--- REQUIRED WORK ---
The records below hold a stretch from the line with "Generate a Python" through the line with "import matplotlib.pyplot as plt"; return exactly those lines, ends included, and nothing more.

--- DATASET ROWS ---
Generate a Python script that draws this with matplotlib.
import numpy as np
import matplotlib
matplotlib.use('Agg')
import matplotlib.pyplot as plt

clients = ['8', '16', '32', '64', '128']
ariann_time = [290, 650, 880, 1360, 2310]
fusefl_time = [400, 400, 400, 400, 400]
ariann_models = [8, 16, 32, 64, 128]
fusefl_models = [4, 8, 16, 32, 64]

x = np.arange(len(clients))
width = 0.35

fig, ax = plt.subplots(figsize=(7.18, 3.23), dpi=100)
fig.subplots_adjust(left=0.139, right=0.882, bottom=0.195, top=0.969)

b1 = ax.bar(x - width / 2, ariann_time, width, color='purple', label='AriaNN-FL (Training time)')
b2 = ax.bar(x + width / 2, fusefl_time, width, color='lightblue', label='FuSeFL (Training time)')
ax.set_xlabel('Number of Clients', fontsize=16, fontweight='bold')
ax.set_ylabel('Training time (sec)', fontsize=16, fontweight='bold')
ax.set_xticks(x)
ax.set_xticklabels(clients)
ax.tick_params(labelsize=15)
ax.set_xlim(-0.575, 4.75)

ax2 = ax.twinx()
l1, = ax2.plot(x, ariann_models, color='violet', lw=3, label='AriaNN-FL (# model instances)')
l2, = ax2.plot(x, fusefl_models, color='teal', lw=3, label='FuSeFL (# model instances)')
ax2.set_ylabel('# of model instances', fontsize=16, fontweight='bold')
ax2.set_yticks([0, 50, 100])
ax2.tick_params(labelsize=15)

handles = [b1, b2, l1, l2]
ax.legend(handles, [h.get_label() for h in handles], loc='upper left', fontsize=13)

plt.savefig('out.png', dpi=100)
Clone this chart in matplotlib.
--
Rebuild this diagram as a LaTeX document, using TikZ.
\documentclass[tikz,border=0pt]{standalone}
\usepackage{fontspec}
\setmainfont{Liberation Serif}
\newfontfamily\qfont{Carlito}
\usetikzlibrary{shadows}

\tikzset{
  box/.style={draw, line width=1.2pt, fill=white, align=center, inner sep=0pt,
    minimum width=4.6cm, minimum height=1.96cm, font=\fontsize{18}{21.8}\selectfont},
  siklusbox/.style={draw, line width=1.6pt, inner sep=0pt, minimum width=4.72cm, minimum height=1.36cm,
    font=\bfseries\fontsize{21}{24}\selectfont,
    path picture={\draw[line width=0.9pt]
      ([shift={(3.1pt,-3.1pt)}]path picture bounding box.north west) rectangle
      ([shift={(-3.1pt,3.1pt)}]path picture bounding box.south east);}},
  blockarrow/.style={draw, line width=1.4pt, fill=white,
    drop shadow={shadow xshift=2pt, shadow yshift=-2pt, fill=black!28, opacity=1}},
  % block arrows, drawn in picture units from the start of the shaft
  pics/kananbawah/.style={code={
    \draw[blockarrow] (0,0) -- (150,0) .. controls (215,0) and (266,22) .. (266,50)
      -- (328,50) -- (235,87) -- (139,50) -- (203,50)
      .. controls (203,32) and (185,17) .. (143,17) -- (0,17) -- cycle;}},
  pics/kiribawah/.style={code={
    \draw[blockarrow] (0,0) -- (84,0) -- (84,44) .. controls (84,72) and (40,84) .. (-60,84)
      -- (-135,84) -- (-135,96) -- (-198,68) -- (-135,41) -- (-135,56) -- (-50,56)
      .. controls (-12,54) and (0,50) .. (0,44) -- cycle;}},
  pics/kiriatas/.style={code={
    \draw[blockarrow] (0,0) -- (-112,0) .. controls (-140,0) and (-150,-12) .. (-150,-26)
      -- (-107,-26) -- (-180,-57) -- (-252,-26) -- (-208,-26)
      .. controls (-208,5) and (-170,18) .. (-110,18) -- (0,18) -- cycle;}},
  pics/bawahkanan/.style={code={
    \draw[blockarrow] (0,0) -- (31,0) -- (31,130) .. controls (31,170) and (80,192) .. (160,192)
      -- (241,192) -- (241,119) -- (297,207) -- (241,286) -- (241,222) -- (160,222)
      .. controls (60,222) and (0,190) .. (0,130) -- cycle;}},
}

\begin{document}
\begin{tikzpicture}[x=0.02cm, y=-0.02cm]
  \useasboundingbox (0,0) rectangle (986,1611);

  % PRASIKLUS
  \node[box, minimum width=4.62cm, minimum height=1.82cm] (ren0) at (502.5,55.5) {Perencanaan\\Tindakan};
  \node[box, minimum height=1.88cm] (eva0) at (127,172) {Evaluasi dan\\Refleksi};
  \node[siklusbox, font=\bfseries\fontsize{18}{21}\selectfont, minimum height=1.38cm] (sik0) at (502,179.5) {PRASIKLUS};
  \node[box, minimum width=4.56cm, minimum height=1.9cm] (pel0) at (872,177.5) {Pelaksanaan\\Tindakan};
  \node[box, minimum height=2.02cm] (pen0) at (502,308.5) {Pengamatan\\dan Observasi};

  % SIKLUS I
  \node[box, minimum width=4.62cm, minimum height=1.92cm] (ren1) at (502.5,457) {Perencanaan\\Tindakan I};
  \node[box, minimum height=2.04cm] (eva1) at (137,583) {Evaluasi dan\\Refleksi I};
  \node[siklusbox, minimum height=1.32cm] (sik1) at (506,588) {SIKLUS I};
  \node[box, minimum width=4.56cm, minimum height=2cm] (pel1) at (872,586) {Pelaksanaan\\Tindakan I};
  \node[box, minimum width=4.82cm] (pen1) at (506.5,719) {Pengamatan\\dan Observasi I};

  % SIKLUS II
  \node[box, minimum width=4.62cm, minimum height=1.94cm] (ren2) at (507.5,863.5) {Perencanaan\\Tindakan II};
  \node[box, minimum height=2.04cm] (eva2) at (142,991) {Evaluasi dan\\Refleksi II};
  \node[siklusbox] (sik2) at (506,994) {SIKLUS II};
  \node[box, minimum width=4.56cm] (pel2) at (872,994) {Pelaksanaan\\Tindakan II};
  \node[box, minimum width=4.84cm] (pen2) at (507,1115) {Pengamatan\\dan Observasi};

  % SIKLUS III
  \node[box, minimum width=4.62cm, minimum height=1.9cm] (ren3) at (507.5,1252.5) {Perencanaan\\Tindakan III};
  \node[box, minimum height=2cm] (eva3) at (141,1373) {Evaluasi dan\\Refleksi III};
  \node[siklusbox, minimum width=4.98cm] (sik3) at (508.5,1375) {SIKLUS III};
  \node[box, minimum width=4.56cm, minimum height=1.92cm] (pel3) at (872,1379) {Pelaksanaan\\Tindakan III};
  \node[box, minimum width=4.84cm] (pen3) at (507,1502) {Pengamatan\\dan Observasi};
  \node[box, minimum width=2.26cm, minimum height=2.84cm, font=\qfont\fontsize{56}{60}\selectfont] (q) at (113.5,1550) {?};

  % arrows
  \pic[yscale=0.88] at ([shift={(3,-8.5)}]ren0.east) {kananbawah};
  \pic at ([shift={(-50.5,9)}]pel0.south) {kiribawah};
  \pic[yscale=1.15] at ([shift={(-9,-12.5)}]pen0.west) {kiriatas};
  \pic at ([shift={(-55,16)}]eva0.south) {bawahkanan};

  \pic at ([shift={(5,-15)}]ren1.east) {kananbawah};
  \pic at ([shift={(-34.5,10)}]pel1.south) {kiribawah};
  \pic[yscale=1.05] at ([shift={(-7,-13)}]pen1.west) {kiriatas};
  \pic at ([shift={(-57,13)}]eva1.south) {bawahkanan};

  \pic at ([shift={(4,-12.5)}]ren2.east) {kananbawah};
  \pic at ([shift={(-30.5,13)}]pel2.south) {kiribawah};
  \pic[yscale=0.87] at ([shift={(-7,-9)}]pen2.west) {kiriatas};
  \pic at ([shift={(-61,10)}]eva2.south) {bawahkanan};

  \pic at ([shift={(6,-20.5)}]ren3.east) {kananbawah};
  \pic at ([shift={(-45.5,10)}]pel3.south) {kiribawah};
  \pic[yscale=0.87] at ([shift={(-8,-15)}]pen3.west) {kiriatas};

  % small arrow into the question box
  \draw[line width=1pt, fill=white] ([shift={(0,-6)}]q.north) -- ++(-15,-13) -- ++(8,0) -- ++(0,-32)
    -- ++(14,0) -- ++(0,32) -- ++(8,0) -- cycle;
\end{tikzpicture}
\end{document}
==
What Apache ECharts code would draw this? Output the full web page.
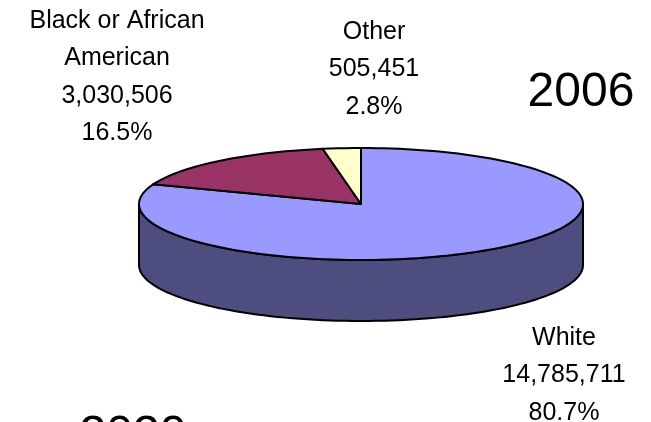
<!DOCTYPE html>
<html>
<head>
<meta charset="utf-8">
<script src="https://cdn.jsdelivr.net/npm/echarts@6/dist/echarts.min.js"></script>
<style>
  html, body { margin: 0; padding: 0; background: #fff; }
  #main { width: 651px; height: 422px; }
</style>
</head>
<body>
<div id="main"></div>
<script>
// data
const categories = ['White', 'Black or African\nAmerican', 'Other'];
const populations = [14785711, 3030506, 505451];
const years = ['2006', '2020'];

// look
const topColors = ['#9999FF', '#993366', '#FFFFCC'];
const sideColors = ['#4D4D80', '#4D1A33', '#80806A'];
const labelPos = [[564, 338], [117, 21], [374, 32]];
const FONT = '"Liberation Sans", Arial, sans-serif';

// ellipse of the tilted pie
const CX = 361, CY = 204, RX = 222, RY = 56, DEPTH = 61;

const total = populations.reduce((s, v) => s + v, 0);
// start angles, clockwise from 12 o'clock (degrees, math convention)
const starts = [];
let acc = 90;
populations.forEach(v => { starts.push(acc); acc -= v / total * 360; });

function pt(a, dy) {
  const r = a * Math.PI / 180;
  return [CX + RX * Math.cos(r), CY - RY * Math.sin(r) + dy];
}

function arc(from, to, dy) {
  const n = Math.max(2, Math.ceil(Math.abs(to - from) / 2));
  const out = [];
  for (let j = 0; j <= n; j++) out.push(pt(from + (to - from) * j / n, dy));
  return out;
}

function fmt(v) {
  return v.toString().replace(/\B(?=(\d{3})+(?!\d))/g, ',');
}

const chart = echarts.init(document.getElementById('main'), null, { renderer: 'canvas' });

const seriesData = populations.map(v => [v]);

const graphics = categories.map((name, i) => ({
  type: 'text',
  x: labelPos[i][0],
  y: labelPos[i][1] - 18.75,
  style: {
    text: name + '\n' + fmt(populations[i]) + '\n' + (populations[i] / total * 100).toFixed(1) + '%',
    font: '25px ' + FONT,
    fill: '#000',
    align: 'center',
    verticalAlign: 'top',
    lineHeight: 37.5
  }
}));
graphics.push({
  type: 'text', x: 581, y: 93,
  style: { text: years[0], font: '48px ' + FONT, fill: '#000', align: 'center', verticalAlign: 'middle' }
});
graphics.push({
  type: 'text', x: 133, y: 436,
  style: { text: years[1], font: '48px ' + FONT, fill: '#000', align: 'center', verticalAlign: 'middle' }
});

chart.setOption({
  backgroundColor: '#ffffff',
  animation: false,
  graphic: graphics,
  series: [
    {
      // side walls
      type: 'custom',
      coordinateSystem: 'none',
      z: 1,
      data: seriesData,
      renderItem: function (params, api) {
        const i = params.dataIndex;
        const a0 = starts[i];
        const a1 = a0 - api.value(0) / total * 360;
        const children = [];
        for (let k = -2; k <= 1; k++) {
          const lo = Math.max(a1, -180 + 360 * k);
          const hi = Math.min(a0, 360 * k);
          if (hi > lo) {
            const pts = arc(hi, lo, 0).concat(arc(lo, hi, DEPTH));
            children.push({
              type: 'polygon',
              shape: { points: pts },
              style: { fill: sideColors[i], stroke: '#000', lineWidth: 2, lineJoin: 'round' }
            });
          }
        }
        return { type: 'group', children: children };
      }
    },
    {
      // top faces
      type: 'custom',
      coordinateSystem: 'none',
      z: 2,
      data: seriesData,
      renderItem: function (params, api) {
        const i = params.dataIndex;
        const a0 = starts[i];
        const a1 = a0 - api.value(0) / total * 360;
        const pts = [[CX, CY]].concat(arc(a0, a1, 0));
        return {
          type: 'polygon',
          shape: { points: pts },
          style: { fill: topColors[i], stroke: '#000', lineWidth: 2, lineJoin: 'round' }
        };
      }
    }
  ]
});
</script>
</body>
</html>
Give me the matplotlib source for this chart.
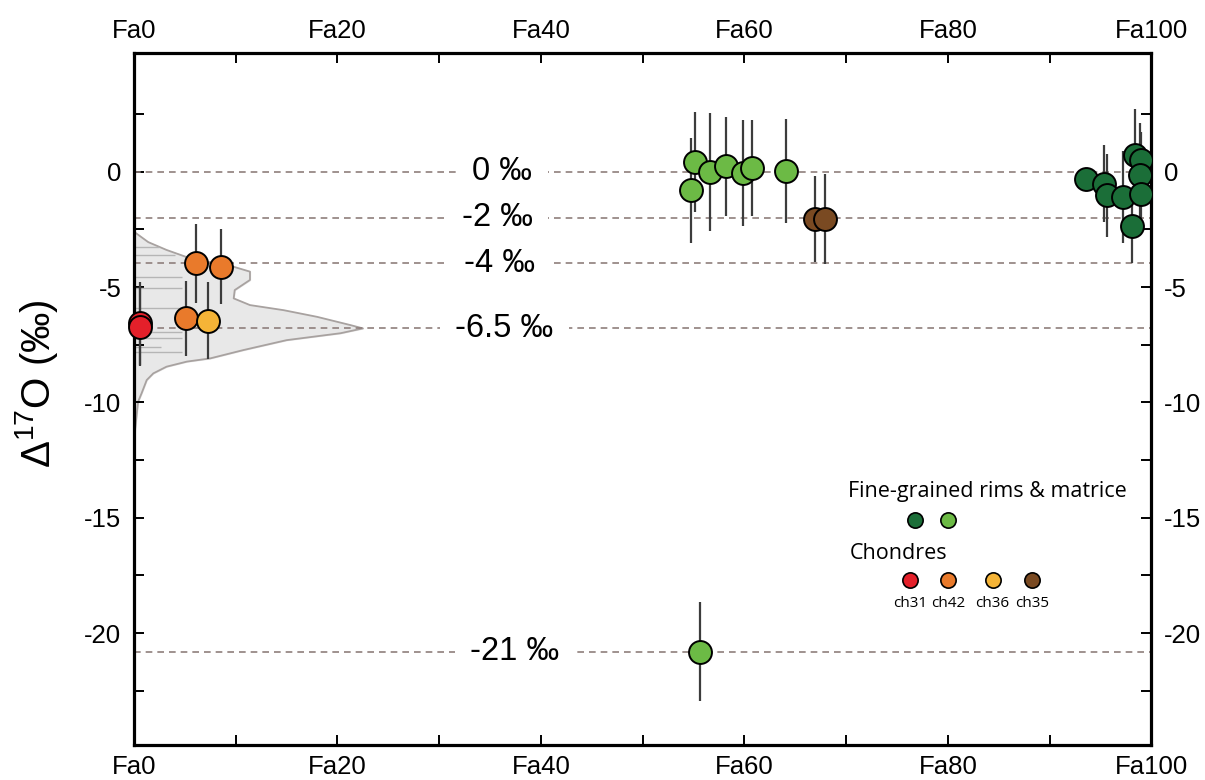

--- WRITTEN SOLUTION ---
Generate a Python script that draws this with matplotlib.
import numpy as np
import matplotlib
matplotlib.use('Agg')
import matplotlib.pyplot as plt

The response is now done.